As we knew from the reviews, the menu was only in Italian as the owner is a purist, he can help if needed. Not that he did for us, but we managed well enough. I had a seafood risotto and slow-cooked beef. My friend had a fish dish. Seafood was very much the focus of this restaurant, much to my chagrin as I’m not usually a fan. The food was good, not top-notch, but solidly into the upper end of meals. The owner/waiter was attentive, and when I came back ten minutes after we left, he met me outside with the sunglasses I had forgotten.
We then headed back to the hotel where I found a spot at the deserted bar and annoyed the receptionist(s) by ordering a few glasses of wine while updating my journal for a couple of hours.
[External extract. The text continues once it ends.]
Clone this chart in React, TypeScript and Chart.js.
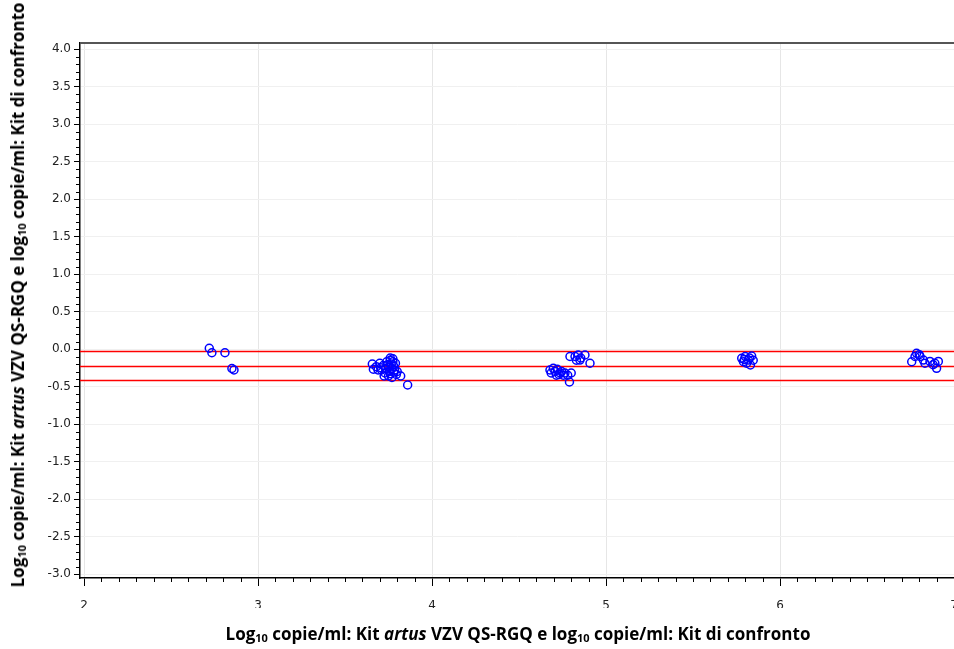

Aosta is an excellent place to stop; it is not incredibly tourist focused but has enough to keep you entertained for a day or two easily. There are also some of the old fashioned souvenir shops selling katanas, skulls and hunting knives and things with peoples names on them, and it is always lovely to see these rather than the boring generic ones that end up at more popular destinations.
The town feels nestled in the mountains, and the peaks rise above it in a very prominent way. At dinner, I watched the moon move sideways across the peaks before disappearing behind the buildings. Being here, you can understand in some way why the Romans were so progressive in their approach. The mountains reach the stars, and you can climb a mountain.